The Court of Appeal in Arechiga v. Dolores Press, Inc. (February 7, 2011) --- Cal.App.4th ----, 2011 WL 359350, held that an employer and a non-exempt employee can enter into an agreement that a salary will compensate the employee for all regular and overtime hours worked.
Appellant Carlos Arechiga began working as a janitor for respondent Dolores Press, Inc. (“Employer”), in January 2000. Arechiga and Employer orally agreed he would work eleven hours a day, six days a week, for a total of 66 hours per week. Because Arechiga was a nonexempt employee under labor law, they agreed his work-schedule meant he earned 26 hours of overtime pay each week. By agreement, Employer paid Arechiga $880 a week.

In October 2003, Arechiga and Employer signed a written “Employment Separation Agreement,” followed that same day by a written “Employment Agreement” which they both signed. Apparently, Employer directed that they enter into a written agreement in order to institute privacy safeguards for members of a religious body affiliated with Employer. Other than adding privacy provisions, the written employment agreement did not change the terms of Arechiga's employment. The written agreement stated “Employee shall be paid a salary/wage of $880.00 ”; the word “salary” was circled, which we indicate with a box, and the dollar amount was filled in by hand.

***

The court [Los Angeles Superior Court, Judge Munoz] entered judgment for Employer. The court found that an explicit mutual wage agreement existed between Arechiga and Employer under which Arechiga's fixed salary of $880 lawfully compensated him for both his regular and overtime work based on a regular hourly wage of $11.14 and an hourly overtime wage of $16.71. In finding for Employer, the court rejected Arechiga's assertion that Labor Code section 515, subdivision (d), outlawed explicit mutual wage agreements.
The Court of Appeal affirmed. It held that substantial evidence supported the trial court's finding of an explicit, mutual agreement that the salary would cover all hours of work. It held that Labor Code section 515(d) does not outlaw such agreements.

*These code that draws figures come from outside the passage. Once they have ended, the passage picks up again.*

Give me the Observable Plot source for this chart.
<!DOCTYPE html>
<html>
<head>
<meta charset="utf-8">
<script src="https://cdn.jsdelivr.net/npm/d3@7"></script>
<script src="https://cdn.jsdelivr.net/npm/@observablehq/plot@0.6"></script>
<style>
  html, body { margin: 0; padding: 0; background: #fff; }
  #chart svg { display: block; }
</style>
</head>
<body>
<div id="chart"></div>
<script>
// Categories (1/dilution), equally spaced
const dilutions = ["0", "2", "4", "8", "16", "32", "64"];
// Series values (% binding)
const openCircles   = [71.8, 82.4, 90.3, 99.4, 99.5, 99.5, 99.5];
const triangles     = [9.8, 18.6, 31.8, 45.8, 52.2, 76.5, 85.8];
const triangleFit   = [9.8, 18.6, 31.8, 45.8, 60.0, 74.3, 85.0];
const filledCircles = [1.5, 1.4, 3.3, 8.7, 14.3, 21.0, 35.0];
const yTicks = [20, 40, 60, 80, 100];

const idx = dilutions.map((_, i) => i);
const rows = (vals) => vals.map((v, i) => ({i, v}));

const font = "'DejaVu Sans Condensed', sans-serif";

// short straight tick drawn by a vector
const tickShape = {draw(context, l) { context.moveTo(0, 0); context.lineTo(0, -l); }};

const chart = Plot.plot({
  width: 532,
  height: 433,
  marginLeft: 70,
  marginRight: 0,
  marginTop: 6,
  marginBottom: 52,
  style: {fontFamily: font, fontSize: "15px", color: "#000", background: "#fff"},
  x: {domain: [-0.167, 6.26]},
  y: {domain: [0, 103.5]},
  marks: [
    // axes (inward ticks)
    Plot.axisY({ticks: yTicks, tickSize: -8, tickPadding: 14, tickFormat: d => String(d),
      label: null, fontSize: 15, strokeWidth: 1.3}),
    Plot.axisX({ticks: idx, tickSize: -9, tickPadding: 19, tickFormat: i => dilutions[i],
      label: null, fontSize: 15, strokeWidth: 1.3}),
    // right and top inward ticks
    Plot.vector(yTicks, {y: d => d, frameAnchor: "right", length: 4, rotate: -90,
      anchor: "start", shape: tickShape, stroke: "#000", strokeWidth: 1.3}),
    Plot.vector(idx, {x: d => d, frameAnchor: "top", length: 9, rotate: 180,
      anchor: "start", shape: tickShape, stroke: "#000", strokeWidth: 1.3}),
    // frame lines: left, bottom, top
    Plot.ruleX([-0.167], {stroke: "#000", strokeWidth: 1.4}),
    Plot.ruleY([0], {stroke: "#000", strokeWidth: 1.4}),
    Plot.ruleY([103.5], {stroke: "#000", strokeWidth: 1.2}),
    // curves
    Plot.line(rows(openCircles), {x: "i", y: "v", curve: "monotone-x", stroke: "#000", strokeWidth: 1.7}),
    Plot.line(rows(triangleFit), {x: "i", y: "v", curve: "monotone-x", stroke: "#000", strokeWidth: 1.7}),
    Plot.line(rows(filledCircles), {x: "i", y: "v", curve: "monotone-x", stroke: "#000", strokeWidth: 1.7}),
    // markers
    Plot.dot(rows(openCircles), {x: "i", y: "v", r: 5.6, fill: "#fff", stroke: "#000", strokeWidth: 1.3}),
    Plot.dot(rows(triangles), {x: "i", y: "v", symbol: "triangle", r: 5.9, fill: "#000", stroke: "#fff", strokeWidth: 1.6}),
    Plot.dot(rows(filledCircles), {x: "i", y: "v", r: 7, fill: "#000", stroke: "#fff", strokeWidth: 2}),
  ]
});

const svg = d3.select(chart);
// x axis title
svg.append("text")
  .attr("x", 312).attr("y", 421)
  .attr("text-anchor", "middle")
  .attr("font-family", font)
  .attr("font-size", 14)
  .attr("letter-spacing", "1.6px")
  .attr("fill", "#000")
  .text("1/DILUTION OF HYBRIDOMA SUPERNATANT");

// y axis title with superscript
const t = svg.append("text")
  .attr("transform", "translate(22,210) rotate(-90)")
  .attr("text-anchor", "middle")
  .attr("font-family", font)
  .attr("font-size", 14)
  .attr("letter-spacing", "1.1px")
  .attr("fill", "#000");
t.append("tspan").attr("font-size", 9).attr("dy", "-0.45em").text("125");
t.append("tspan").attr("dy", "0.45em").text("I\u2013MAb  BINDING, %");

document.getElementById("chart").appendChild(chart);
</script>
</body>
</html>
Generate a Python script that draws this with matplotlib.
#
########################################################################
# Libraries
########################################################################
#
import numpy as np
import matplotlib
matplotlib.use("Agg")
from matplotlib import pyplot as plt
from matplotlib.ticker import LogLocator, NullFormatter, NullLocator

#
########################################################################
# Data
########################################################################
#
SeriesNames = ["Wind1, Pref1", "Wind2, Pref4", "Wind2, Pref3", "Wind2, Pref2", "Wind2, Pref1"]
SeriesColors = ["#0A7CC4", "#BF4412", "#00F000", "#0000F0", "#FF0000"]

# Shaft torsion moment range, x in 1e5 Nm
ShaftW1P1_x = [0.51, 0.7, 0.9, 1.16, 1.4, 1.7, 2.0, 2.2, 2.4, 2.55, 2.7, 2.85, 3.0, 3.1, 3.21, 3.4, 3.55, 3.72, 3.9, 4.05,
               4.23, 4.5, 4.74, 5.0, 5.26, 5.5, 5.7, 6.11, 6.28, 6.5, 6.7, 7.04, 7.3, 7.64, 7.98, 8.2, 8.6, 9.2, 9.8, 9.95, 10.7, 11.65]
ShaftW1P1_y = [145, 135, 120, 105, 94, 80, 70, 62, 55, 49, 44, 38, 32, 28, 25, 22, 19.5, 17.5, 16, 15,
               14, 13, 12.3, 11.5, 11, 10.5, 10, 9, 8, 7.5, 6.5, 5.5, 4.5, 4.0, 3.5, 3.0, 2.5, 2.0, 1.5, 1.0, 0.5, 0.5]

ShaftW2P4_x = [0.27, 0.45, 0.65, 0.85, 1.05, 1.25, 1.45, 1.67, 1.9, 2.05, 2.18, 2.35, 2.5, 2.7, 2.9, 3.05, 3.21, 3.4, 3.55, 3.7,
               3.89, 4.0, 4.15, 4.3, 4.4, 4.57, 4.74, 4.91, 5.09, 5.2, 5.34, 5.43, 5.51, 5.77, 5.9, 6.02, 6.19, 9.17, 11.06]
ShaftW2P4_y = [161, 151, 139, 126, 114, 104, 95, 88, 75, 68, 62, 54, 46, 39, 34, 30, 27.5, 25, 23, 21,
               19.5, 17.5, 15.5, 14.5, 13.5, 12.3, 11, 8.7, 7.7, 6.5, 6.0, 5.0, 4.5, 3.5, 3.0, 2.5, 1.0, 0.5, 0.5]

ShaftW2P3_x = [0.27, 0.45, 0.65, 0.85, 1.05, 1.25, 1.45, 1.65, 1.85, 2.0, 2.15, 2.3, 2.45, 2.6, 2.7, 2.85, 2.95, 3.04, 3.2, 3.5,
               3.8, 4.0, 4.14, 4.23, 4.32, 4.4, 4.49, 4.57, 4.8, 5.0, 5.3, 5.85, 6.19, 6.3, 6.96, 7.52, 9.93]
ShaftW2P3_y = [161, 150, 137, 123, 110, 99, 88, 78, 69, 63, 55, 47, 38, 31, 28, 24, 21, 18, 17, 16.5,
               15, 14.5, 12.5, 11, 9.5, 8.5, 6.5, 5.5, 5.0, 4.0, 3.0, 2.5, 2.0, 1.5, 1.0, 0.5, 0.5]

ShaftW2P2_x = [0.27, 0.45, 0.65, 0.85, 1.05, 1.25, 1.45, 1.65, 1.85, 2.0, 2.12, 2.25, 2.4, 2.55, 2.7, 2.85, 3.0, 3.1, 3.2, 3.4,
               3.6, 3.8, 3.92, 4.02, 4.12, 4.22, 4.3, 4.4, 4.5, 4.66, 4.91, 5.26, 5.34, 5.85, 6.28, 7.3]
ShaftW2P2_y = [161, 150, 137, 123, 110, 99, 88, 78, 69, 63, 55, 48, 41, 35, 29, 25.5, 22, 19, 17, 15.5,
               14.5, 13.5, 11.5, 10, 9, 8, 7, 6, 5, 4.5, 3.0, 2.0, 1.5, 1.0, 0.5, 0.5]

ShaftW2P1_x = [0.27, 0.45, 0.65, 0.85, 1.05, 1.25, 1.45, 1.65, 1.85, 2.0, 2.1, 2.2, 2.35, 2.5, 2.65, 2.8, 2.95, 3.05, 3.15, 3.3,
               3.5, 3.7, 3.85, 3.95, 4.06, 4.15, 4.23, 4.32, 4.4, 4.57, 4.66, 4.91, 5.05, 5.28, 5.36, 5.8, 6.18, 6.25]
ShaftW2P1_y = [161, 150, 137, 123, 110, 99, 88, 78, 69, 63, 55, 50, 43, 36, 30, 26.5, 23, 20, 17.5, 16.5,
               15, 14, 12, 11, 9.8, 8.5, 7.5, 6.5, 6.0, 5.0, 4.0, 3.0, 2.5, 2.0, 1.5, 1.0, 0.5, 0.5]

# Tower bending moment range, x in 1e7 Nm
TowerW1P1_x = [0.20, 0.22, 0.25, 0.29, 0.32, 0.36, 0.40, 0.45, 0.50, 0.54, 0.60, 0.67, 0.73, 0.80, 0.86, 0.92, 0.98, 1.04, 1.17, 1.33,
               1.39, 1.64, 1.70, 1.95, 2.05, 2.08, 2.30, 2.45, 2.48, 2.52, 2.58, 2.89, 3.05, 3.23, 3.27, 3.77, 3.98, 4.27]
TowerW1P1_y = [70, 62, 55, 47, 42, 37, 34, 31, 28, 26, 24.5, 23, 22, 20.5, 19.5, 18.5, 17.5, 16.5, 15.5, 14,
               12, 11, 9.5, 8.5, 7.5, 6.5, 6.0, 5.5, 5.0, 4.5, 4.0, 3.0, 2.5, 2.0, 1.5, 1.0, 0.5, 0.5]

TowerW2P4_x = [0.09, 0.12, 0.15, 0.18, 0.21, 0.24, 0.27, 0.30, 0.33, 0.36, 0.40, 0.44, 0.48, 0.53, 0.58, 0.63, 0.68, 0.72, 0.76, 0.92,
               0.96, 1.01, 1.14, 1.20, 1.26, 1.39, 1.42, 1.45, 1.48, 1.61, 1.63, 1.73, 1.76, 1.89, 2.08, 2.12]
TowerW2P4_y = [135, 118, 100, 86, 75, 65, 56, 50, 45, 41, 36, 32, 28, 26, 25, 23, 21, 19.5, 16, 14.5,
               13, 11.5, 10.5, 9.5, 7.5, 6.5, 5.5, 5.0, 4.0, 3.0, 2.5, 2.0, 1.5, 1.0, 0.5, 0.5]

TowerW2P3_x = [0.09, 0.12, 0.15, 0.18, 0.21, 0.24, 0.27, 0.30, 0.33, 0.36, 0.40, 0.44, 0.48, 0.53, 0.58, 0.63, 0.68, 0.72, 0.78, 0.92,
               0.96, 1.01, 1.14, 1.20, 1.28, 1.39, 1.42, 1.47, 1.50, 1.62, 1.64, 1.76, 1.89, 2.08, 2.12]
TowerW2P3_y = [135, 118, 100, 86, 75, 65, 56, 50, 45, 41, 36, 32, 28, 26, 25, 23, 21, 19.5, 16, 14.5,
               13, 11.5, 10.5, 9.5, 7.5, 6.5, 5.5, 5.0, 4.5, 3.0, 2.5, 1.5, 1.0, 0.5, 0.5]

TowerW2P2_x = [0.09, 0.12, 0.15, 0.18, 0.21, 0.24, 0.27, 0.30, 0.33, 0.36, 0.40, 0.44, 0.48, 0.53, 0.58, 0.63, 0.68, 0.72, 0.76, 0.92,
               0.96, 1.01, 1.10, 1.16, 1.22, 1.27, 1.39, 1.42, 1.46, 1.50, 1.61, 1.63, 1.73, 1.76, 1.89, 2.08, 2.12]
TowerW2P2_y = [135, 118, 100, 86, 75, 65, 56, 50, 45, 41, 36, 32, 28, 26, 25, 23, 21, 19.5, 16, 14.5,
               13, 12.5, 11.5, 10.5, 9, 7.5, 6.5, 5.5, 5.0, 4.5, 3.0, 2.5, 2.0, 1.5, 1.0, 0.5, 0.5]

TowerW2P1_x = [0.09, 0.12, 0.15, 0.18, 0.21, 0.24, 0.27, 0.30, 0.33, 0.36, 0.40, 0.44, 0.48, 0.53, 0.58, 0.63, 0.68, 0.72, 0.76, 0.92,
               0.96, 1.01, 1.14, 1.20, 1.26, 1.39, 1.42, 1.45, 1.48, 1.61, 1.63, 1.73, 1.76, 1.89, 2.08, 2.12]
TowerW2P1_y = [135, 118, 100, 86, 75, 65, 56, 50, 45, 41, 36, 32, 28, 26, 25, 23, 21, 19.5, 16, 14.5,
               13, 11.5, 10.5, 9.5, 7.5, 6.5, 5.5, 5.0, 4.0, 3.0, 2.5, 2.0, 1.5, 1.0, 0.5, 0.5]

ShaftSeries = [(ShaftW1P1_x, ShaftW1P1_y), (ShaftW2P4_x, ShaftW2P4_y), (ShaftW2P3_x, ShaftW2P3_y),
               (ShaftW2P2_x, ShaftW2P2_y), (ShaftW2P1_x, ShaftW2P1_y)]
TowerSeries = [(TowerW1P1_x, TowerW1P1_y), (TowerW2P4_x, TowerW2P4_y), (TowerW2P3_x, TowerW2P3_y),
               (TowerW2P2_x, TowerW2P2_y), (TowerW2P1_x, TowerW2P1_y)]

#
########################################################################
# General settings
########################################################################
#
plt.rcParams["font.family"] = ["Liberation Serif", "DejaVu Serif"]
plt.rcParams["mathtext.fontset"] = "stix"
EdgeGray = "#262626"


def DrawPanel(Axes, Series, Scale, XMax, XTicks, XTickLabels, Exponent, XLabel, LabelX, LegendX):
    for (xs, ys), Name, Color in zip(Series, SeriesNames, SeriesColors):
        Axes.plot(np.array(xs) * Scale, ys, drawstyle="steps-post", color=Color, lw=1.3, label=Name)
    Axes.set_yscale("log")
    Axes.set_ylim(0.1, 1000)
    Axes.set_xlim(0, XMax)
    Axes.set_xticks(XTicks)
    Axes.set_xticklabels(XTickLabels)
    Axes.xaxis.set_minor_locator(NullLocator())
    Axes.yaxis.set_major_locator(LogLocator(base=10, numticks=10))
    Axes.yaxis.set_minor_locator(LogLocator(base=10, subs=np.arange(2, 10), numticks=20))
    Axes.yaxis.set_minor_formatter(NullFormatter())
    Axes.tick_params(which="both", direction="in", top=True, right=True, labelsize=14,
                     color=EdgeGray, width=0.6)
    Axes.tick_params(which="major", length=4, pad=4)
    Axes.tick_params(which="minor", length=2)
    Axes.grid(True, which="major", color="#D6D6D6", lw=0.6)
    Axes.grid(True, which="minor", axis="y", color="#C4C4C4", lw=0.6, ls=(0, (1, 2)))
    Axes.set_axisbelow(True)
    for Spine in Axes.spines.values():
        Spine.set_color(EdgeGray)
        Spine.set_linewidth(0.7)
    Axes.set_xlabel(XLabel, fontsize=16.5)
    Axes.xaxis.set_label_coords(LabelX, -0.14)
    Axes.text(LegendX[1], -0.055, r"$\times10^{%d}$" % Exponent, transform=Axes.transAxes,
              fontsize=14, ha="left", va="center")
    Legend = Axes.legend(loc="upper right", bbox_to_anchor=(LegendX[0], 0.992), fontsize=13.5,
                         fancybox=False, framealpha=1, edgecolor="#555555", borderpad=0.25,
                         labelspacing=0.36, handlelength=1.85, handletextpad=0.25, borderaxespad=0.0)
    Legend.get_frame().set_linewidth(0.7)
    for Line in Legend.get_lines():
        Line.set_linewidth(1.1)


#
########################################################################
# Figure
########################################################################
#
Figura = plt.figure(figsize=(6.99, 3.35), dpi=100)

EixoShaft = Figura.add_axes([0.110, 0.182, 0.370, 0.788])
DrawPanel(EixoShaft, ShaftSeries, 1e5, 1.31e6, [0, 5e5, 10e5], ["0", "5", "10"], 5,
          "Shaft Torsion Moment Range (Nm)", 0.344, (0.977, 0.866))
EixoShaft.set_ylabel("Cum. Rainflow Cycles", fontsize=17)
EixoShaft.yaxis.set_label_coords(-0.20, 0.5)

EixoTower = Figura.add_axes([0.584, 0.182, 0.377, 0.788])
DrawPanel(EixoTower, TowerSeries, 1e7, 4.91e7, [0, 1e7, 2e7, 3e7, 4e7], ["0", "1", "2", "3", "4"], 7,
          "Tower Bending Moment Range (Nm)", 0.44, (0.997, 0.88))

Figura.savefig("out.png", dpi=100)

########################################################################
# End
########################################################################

Next, the Court held that the term "salary" in the agreement was ambiguous, and the trial court properly allowed parol evidence to explain its meaning:
The employment agreement's use of the word “salary” was ambiguous because the contract did not identify the number of work-hours for which Arechiga earned his compensation. Arechiga contends the $880 salary covered only the 40 hours of his work-week that did not spill into overtime. Employer asserts, on the other hand, that $880 was Arechiga's entire weekly compensation, calculated as 40 hours of straight time a week at $11.14 per hour plus 26 hours of overtime at $16.71 ($11.14 x 1.5) per hour. Because the employment agreement did not identify the time period to which the $880 applied, which thus rendered “salary” susceptible to more than one meaning, the court did not err in admitting parol evidence to interpret the agreement.
The Court next held that Arechiga failed to develop "with argument supported by citation to legal authority" his argument that the trial court erred in admitting a co-worker's testimony "that then-supervisor Simms [now deceased] offered Arechiga and Garcia an hourly wage of $11.14 when he hired both of them." The Court thus deemed the argument abandoned.

Finally (for our purposes), the Court held that the trial court did not err in admitting expert witness testimony as to the wages typically paid to janitors in Los Angeles. "The court allowed the evidence because the court deemed it relevant to commercial reasonableness, which assisted the court in interpreting the contract under industry custom and usage." The answer: $7.90 per hour -- less than California's minimum wage.